– Боже, – Даллас обнял голову руками. – Самого важного не помню. Голова не соображает.
– Не удивительно. Скоро уже пятый год, как мы носимся по космосу. И ты, брат, зациклился на обязанностях капитана и забыл о совсем других обязанностях.
– Забыл.
– Вот видишь.
– Но я прежде всего солдат, и мне нравится моя работа.
– Ты МНЕ это будешь говорить! Сколько времени и нервов требовалось, чтобы попасть на эту службу.
– Да. Отец был категорически против, а для матери, наверное, не было большей трагедии в жизни.
– Еще бы. Тебя ждала великолепная юридическая карьера. Ведь у тебя были и способности, и возможности стать неплохим адвокатом в Чикаго.
– Но мне не нужно было дело отца. Мне не нравится эта работа.
– Помню. Папа был вне себя от бешенства. Я, наверное, зря сказал ему, что перевожусь из университета в военную академию именно в тот момент, когда он замахивался клюшкой, чтобы ударить по мячу.
– Он тогда проиграл три тысячи своему компаньону.
– И сломал о мою спину четыре свои лучшие клюшки.
– О! Это было незабываемо! Мать лечила меня, наверное, месяц втайне от отца. Он даже слышать обо мне ничего не хотел. Его, конечно, можно понять. Все-таки единственный сын, продолжатель рода и дела.
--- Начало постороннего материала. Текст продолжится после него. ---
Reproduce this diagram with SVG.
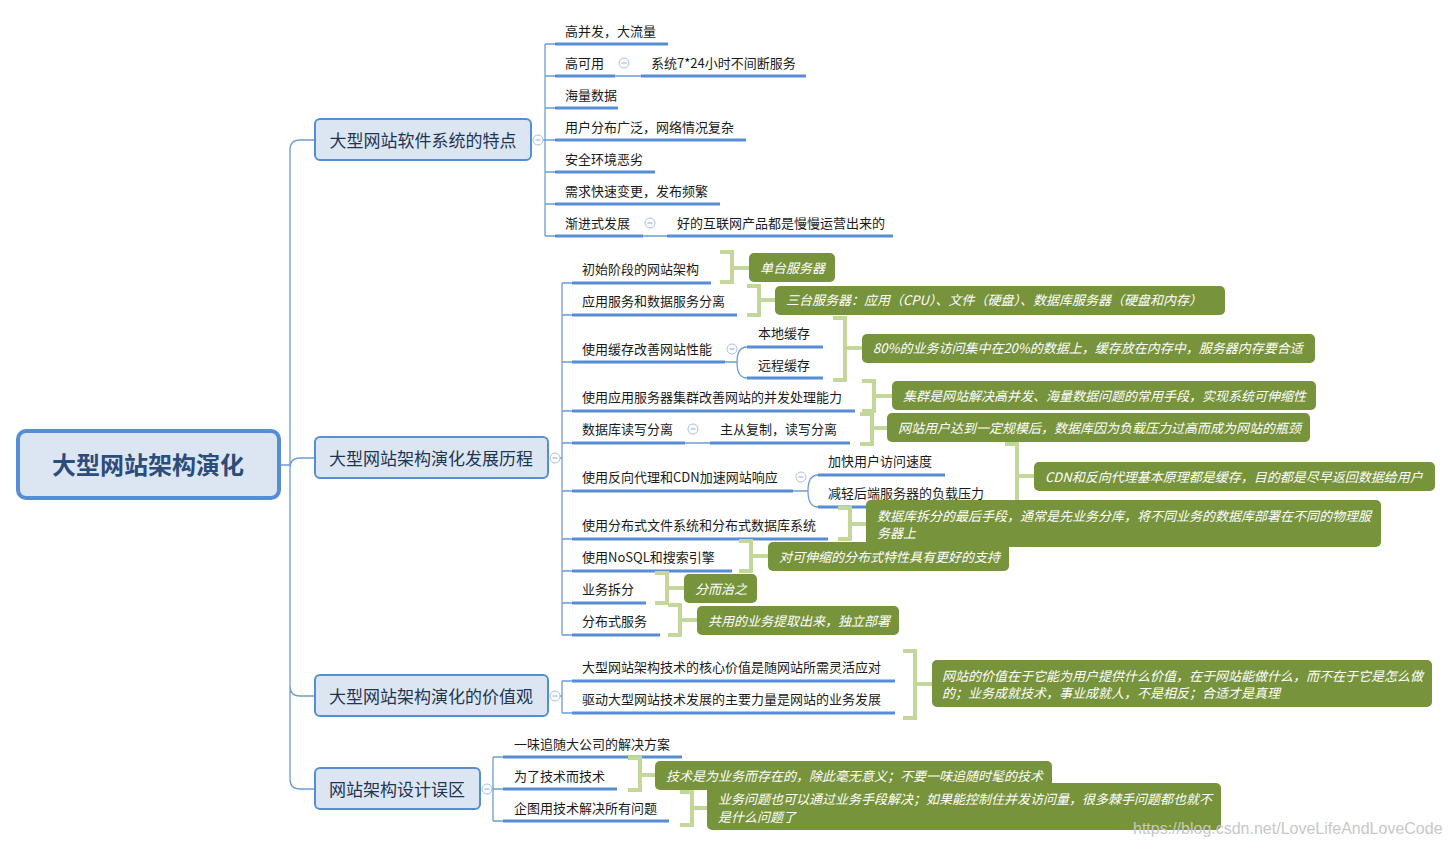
<svg xmlns="http://www.w3.org/2000/svg" width="1452" height="847" viewBox="0 0 1452 847">
<style>
text{font-family:"Noto Sans CJK SC","Liberation Sans",sans-serif;}
.t{font-size:13px;fill:#1a1a1a;dominant-baseline:central;}
.bt{font-size:17px;fill:#1f3556;dominant-baseline:central;text-anchor:middle;}
.rt{font-size:24px;font-weight:bold;fill:#2c4c7c;dominant-baseline:central;text-anchor:middle;}
.ct{font-size:13px;fill:#ffffff;font-style:italic;dominant-baseline:central;}
.bx{fill:#dce6f2;stroke:#558ed5;stroke-width:2;}
.ul{stroke:#558ed5;stroke-width:3;fill:none;}
.ln{stroke:#6f9bd6;stroke-width:1.3;fill:none;}
.br{stroke:#c4d79b;stroke-width:4;fill:none;}
.co{fill:#77933c;}
.cc{fill:#fff;stroke:#a8bfe0;stroke-width:1;}
.cm{stroke:#8aa8d8;stroke-width:1;}
</style>
<defs>
<g id="col"><circle class="cc" r="5"/><line class="cm" x1="-2.5" y1="0" x2="2.5" y2="0"/></g>
</defs>
<rect width="1452" height="847" fill="#fff"/>
<g id="connectors">
<path class="ln" d="M280 465H290M315 140H300Q290 140 290 150V779Q290 789 300 789H315M290 468Q290 458 300 458H315M290 686Q290 696 300 696H315"/>
<path class="ln" d="M543 140H545M545 44V236M545 44H555M545 76H555M545 108H555M545 140H555M545 172H555M545 204H555M545 236H555M615 76H641M643 236H667"/>
<path class="ln" d="M560 458H562M562 283V635M562 283H572M562 315H572M562 362H572M562 411H572M562 443H572M562 491H572M562 539H572M562 571H572M562 603H572M562 635H572M725 362H737Q737 347 747 347M737 362Q737 378 747 378M685 443H710M793 491H808Q808 475 818 475M808 491Q808 507 818 507"/>
<path class="ln" d="M560 696H562M562 681V713M562 681H572M562 713H572"/>
<path class="ln" d="M492 789H493M493 757V821M493 757H503M493 789H503M493 821H503"/>
</g>
<g id="root"><rect x="18" y="431" width="261" height="67" rx="8" fill="#dce6f2" stroke="#558ed5" stroke-width="4"/><text class="rt" x="148" y="463">大型网站架构演化</text></g>
<g id="b1"><rect class="bx" x="315" y="119" width="216" height="41" rx="5"/><text class="bt" x="423" y="139">大型网站软件系统的特点</text><use href="#col" x="538" y="140"/></g>
<g id="b2"><rect class="bx" x="315" y="437" width="233" height="41" rx="5"/><text class="bt" x="431" y="457">大型网站架构演化发展历程</text><use href="#col" x="555" y="458"/></g>
<g id="b3"><rect class="bx" x="315" y="675" width="233" height="41" rx="5"/><text class="bt" x="431" y="695">大型网站架构演化的价值观</text><use href="#col" x="555" y="696"/></g>
<g id="b4"><rect class="bx" x="315" y="768" width="165" height="41" rx="5"/><text class="bt" x="397" y="788">网站架构设计误区</text><use href="#col" x="487" y="789"/></g>
<g id="b1-children">
<g id="n11"><text class="t" x="565" y="30">高并发，大流量</text><path class="ul" d="M555 44H668"/></g>
<g id="n12"><text class="t" x="565" y="62">高可用</text><path class="ul" d="M555 76H615"/><use href="#col" x="624" y="63"/></g>
<g id="n121"><text class="t" x="651" y="62">系统7*24小时不间断服务</text><path class="ul" d="M641 76H806"/></g>
<g id="n13"><text class="t" x="565" y="94">海量数据</text><path class="ul" d="M555 108H618"/></g>
<g id="n14"><text class="t" x="565" y="126">用户分布广泛，网络情况复杂</text><path class="ul" d="M555 140H746"/></g>
<g id="n15"><text class="t" x="565" y="158">安全环境恶劣</text><path class="ul" d="M555 172H655"/></g>
<g id="n16"><text class="t" x="565" y="190">需求快速变更，发布频繁</text><path class="ul" d="M555 204H720"/></g>
<g id="n17"><text class="t" x="565" y="222">渐进式发展</text><path class="ul" d="M555 236H643"/><use href="#col" x="650" y="223"/></g>
<g id="n171"><text class="t" x="677" y="222">好的互联网产品都是慢慢运营出来的</text><path class="ul" d="M667 236H893"/></g>
</g>
<g id="b2-children">
<g id="n21"><text class="t" x="582" y="268">初始阶段的网站架构</text><path class="ul" d="M572 283H711"/></g>
<g id="n22"><text class="t" x="582" y="300">应用服务和数据服务分离</text><path class="ul" d="M572 315H737"/></g>
<g id="n23"><text class="t" x="582" y="348">使用缓存改善网站性能</text><path class="ul" d="M572 362H725"/><use href="#col" x="732" y="349"/></g>
<g id="n231"><text class="t" x="758" y="332">本地缓存</text><path class="ul" d="M747 347H823"/></g>
<g id="n232"><text class="t" x="758" y="364">远程缓存</text><path class="ul" d="M747 378H823"/></g>
<g id="n24"><text class="t" x="582" y="396">使用应用服务器集群改善网站的并发处理能力</text><path class="ul" d="M572 411H855"/></g>
<g id="n25"><text class="t" x="582" y="428">数据库读写分离</text><path class="ul" d="M572 443H685"/><use href="#col" x="693" y="429"/></g>
<g id="n251"><text class="t" x="720" y="428">主从复制，读写分离</text><path class="ul" d="M710 443H850"/></g>
<g id="n26"><text class="t" x="582" y="476">使用反向代理和CDN加速网站响应</text><path class="ul" d="M572 491H793"/><use href="#col" x="801" y="477"/></g>
<g id="n261"><text class="t" x="828" y="460">加快用户访问速度</text><path class="ul" d="M818 475H945"/></g>
<g id="n262"><text class="t" x="828" y="492">减轻后端服务器的负载压力</text><path class="ul" d="M818 507H996"/></g>
<g id="n27"><text class="t" x="582" y="524">使用分布式文件系统和分布式数据库系统</text><path class="ul" d="M572 539H828"/></g>
<g id="n28"><text class="t" x="582" y="556">使用NoSQL和搜索引擎</text><path class="ul" d="M572 571H732"/></g>
<g id="n29"><text class="t" x="582" y="588">业务拆分</text><path class="ul" d="M572 603H646"/></g>
<g id="n2a"><text class="t" x="582" y="620">分布式服务</text><path class="ul" d="M572 635H660"/></g>
</g>
<g id="b3-children">
<g id="n31"><text class="t" x="582" y="666">大型网站架构技术的核心价值是随网站所需灵活应对</text><path class="ul" d="M572 681H895"/></g>
<g id="n32"><text class="t" x="582" y="698">驱动大型网站技术发展的主要力量是网站的业务发展</text><path class="ul" d="M572 713H895"/></g>
</g>
<g id="b4-children">
<g id="n41"><text class="t" x="514" y="743">一味追随大公司的解决方案</text><path class="ul" d="M503 757H682"/></g>
<g id="n42"><text class="t" x="514" y="775">为了技术而技术</text><path class="ul" d="M503 789H617"/></g>
<g id="n43"><text class="t" x="514" y="807">企图用技术解决所有问题</text><path class="ul" d="M503 821H669"/></g>
</g>
<g id="summaries">
<g id="s1"><path class="br" d="M720 252H732V282H720M732 268H749"/><rect class="co" x="749" y="253" width="86" height="29" rx="5"/><text class="ct" x="760" y="267">单台服务器</text></g>
<g id="s2"><path class="br" d="M747 286H759V315H747M759 300H776"/><rect class="co" x="775" y="286" width="450" height="29" rx="5"/><text class="ct" x="786" y="299">三台服务器：应用（CPU）、文件（硬盘）、数据库服务器（硬盘和内存）</text></g>
<g id="s3"><path class="br" d="M833 318H845V380H833M845 348H862"/><rect class="co" x="862" y="334" width="453" height="29" rx="5"/><text class="ct" x="873" y="347">80%的业务访问集中在20%的数据上，缓存放在内存中，服务器内存要合适</text></g>
<g id="s4"><path class="br" d="M862 381H874V411H862M874 396H892"/><rect class="co" x="892" y="381" width="424" height="29" rx="5"/><text class="ct" x="903" y="395">集群是网站解决高并发、海量数据问题的常用手段，实现系统可伸缩性</text></g>
<g id="s5"><path class="br" d="M860 414H872V444H860M872 428H887"/><rect class="co" x="887" y="413" width="423" height="29" rx="5"/><text class="ct" x="898" y="427">网站用户达到一定规模后，数据库因为负载压力过高而成为网站的瓶颈</text></g>
<g id="s6"><path class="br" d="M1005 444H1017V508H1005M1017 476H1034"/><rect class="co" x="1034" y="462" width="401" height="29" rx="5"/><text class="ct" x="1045" y="476">CDN和反向代理基本原理都是缓存，目的都是尽早返回数据给用户</text></g>
<g id="s7"><path class="br" d="M838 508H850V539H838M850 524H866"/><rect class="co" x="866" y="500" width="515" height="47" rx="5"/><text class="ct" x="877" y="515">数据库拆分的最后手段，通常是先业务分库，将不同业务的数据库部署在不同的物理服</text><text class="ct" x="877" y="532">务器上</text></g>
<g id="s8"><path class="br" d="M739 541H751V571H739M751 556H768"/><rect class="co" x="768" y="542" width="241" height="29" rx="5"/><text class="ct" x="779" y="556">对可伸缩的分布式特性具有更好的支持</text></g>
<g id="s9"><path class="br" d="M655 573H667V603H655M667 588H684"/><rect class="co" x="684" y="574" width="73" height="29" rx="5"/><text class="ct" x="695" y="588">分而治之</text></g>
<g id="s10"><path class="br" d="M668 605H680V635H668M680 620H697"/><rect class="co" x="697" y="606" width="202" height="29" rx="5"/><text class="ct" x="708" y="620">共用的业务提取出来，独立部署</text></g>
<g id="s11"><path class="br" d="M903 651H915V718H903M915 684H932"/><rect class="co" x="932" y="660" width="500" height="47" rx="5"/><text class="ct" x="942" y="675">网站的价值在于它能为用户提供什么价值，在于网站能做什么，而不在于它是怎么做</text><text class="ct" x="942" y="692">的；业务成就技术，事业成就人，不是相反；合适才是真理</text></g>
<g id="s12"><path class="br" d="M628 758H640V790H628M640 775H655"/><rect class="co" x="655" y="761" width="397" height="29" rx="5"/><text class="ct" x="666" y="775">技术是为业务而存在的，除此毫无意义；不要一味追随时髦的技术</text></g>
<g id="s13"><path class="br" d="M680 792H692V825H680M692 808H707"/><rect class="co" x="707" y="783" width="514" height="47" rx="5"/><text class="ct" x="718" y="798">业务问题也可以通过业务手段解决；如果能控制住并发访问量，很多棘手问题都也就不</text><text class="ct" x="718" y="816">是什么问题了</text></g>
</g>
<text x="1133" y="834" font-size="16" fill="#c8c8c8" style="font-family:'Liberation Sans',sans-serif">https://blog.csdn.net/LoveLifeAndLoveCode</text>
</svg>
Он возлагал на меня слишком большие надежды. Но черт побери, он сам учил меня так жить!
– А-а-а, ты об этом. «Если быть, то быть лучшим». Да, тогда это было важно. А то, другое, было так же неважно, как и сегодня.
– Я понял, о чем ты. Когда я вернулся из первого полета, то застал его уже совершенно седым. А ведь прошло всего две недели. Но тогда это было неважно. Он сам бы перестал меня уважать, если бы я обратил на это внимание.
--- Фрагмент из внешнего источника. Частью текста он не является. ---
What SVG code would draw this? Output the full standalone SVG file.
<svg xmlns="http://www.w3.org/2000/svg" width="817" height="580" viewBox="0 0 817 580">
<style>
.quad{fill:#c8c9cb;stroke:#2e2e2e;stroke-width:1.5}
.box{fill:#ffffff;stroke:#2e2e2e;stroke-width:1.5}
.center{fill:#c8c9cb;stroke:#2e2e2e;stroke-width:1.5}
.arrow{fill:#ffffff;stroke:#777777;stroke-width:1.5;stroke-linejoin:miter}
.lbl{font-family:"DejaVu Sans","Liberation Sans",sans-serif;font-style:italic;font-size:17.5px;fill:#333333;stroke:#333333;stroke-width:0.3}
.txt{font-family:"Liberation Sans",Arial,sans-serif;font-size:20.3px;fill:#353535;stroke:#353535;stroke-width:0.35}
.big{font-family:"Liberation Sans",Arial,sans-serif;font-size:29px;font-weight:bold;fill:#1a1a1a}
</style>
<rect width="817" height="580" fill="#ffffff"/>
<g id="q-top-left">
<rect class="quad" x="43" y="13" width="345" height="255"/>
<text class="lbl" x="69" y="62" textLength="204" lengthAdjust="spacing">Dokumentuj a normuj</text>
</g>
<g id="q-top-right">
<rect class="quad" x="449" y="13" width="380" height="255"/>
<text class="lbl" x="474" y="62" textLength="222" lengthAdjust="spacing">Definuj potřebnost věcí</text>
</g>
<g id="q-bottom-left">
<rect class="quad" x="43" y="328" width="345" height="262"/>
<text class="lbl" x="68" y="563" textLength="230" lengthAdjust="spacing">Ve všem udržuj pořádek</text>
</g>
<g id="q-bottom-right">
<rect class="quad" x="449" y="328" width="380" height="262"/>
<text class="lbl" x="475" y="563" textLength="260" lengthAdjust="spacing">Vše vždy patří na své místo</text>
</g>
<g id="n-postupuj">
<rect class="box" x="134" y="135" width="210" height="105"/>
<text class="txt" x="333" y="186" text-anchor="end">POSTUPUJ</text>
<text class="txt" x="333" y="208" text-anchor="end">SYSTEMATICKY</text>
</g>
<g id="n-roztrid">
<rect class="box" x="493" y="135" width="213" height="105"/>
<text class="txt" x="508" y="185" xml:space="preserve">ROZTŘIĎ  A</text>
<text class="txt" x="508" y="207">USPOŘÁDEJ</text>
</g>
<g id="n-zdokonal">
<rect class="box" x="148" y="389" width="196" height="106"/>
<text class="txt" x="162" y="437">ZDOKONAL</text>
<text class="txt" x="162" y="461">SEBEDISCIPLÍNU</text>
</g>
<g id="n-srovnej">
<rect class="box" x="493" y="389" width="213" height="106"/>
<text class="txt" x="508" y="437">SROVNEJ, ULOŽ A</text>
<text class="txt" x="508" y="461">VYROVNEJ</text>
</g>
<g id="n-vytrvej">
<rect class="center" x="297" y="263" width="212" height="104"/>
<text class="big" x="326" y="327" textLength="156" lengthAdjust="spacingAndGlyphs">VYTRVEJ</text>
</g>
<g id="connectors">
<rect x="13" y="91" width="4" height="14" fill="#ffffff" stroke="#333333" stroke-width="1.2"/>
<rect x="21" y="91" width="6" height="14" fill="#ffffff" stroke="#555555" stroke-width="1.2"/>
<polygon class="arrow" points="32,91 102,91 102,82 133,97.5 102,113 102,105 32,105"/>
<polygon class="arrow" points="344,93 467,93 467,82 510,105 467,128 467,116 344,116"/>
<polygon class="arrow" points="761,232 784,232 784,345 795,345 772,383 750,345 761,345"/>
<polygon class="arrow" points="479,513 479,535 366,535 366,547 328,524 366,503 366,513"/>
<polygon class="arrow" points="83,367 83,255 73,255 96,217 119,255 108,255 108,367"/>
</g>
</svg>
– Знаю. Тем более, что это мне очень понравилось. Новые друзья, новая легкая жизнь, легкие деньги, риск. Им, в конце концов, тоже было приятно осознавать, что их мальчик вырос.
– Короче, они успокоились.
– Внешне… да. Помнишь, мать очень быстро стала стареть. Начались какие-то странные, неизвестно откуда взявшиеся болезни. После второго полета я нашел дома двух стариков. Отец, правда, еще работал, но я видел, что это дается ему с большим трудом.
– Да. У его дела больше не было продолжателя, и оно стало ненужным. В общем, они смирились.
– Да, единственное, что их по-настоящему обрадовало и утешило, так это то, что я встречался с Сьюзен. И что у меня были в отношении нее очень серьезные намерения.
– Еще бы! Папа давно вел дела с ее отцом. Кажется, они даже были друзьями.
– Но Сьюзен была крепким орешком. Она ничего не хотела слышать о замужестве. К тому времени у нее тоже было свое дело, и я только и слышал: «Моя работа, работа, работа…»
– Боже правый, как я ревновал ее к этой проклятой работе!
– И сейчас ревную. Надеюсь, что Артур не даст маме заниматься ею.
– Да… – улыбка сошла с лица двойника. – А мы сидим в этой дыре и ждем смерти.
– Что? – Прежнее состояние тревоги вернулось к Далласу. – Нужно уходить отсюда!
– Пора. Эта тварь может в любую минуту сожрать нас, как уже сожрала Бретта.
– Нет! – взревел Даллас. – Эта мерзость не дождется такого ужина. Уходим, мать ее!
– Действуй, брат, – прозвучал голос двойника угасающим эхом откуда-то из-за спины.
Капитан подобрал фонарь и пополз к люку. Что-то липкое и вонючее промелькнуло перед самым лицом. Он отпрянул в сторону, выставляя вперед огнемет и нажимая на спуск. Пламя ухнуло, освещая следующий отрезок перехода. Духота и смрад снова навалились на Далласа, перед глазами опять заплясали разноцветные круги. Еще шаг – и рука поползла по какой-то липкой желеподобной слизи. Фонарь выскочил из рук и, ударившись о трубу, торчащую из стены, погас. Лишь коптящий факел огнемета тускло освещал пространство, искажая формы. Чье-то присутствие отчетливо ощущалось всем телом.
– Послушай, друг, тебе не кажется, что мы здесь не одни? – спросил Даллас.
Но в ответ неожиданно раздался голос Ламберт:
– Что у тебя там? Не молчи!
Капитан схватился руками за голову. Наушники были на месте, микрофон тоже. Только сейчас он услышал привычный шелест эфира. Словно, ничего и не было.
– Чертовщина какая-то, – прохрипел он. – Ребята, кажется, я все понял! Дерьмо! Это все – огромное вонючее дерьмо!